(The task) Retype every line from the top of the entries down to the one with "ax = fig.add_axes([115", both included, and skip the pictures.

-=-=-=-=-

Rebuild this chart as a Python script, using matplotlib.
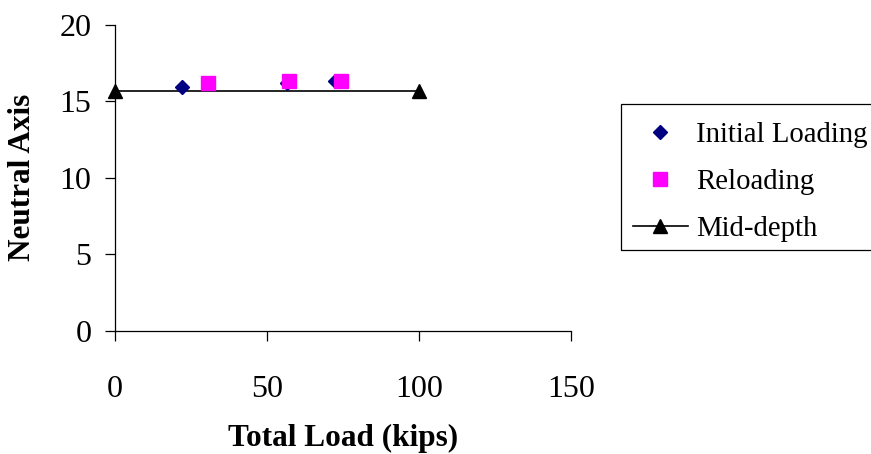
import matplotlib.pyplot as plt
from matplotlib.patches import Rectangle
import numpy as np

# Valeurs
initial_load = [22.2, 56.5, 72.4]
initial_na = [15.95, 16.2, 16.35]
reload_load = [30.7, 57.1, 74.2]
reload_na = [16.2, 16.35, 16.35]
mid_load = [0, 100]
mid_na = [15.7, 15.7]

plt.rcParams['font.family'] = ['Liberation Serif', 'DejaVu Serif']

fig = plt.figure(figsize=(8.71, 4.54), dpi=100)
ax = fig.add_axes([115 / 871, 1 - 330.5 / 454, 456 / 871, 305.5 / 454])

ax.plot(mid_load, mid_na, color='black', lw=1.2, marker='^', ms=10.5,
        clip_on=False, label='Mid-depth', zorder=2)
ax.plot(initial_load, initial_na, ls='none', marker='D', ms=7, color='#000080',
        label='Initial Loading', zorder=3)
ax.plot(reload_load, reload_na, ls='none', marker='s', ms=10, color='#FF00FF',
        label='Reloading', zorder=4)

ax.set_xlim(0, 150)
ax.set_ylim(0, 20)
ax.set_xticks([0, 50, 100, 150])
ax.set_yticks([0, 5, 10, 15, 20])
ax.spines['top'].set_visible(False)
ax.spines['right'].set_visible(False)
for s in ['left', 'bottom']:
    ax.spines[s].set_linewidth(0.9)
ax.tick_params(axis='x', direction='out', length=7, width=0.9, labelsize=23, pad=25)
ax.tick_params(axis='y', direction='out', length=7, width=0.9, labelsize=23, pad=10)

ax.set_xlabel('Total Load (kips)', fontsize=22.5, fontweight='bold', va='center')
ax.set_ylabel('Neutral Axis', fontsize=22.5, fontweight='bold', va='center')
ax.xaxis.set_label_coords(0.5, (330.5 - 438) / 305.5)
ax.yaxis.set_label_coords((23 - 115) / 456, 0.5)

h, l = ax.get_legend_handles_labels()
order = [1, 2, 0]
leg = fig.legend([h[i] for i in order], [l[i] for i in order],
                 loc='upper left', bbox_to_anchor=(621 / 871, 1 - 110 / 454),
                 fontsize=20.7, frameon=False, borderaxespad=0,
                 handlelength=1.9, handletextpad=0.3, labelspacing=0.72,
                 borderpad=0.42)

# cadre de la légende (coupé à droite comme dans l'original)
fig.patches.append(Rectangle((621 / 871, 1 - 250 / 454), 320 / 871, 146 / 454,
                             transform=fig.transFigure, fill=False,
                             ec='black', lw=0.9))

fig.savefig('out.png', dpi=100)
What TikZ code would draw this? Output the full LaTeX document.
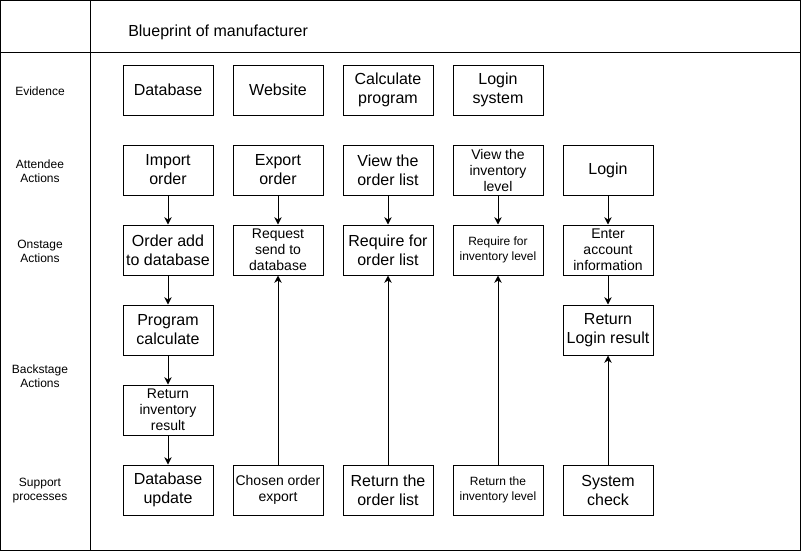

-=-=-=-=-

(Written response)
Rebuild this chart as a Python script, using matplotlib.
import matplotlib.pyplot as plt
from matplotlib.patches import Rectangle
import numpy as np

# Valeurs
initial_load = [22.2, 56.5, 72.4]
initial_na = [15.95, 16.2, 16.35]
reload_load = [30.7, 57.1, 74.2]
reload_na = [16.2, 16.35, 16.35]
mid_load = [0, 100]
mid_na = [15.7, 15.7]

plt.rcParams['font.family'] = ['Liberation Serif', 'DejaVu Serif']

fig = plt.figure(figsize=(8.71, 4.54), dpi=100)
ax = fig.add_axes([115 / 871, 1 - 330.5 / 454, 456 / 871, 305.5 / 454])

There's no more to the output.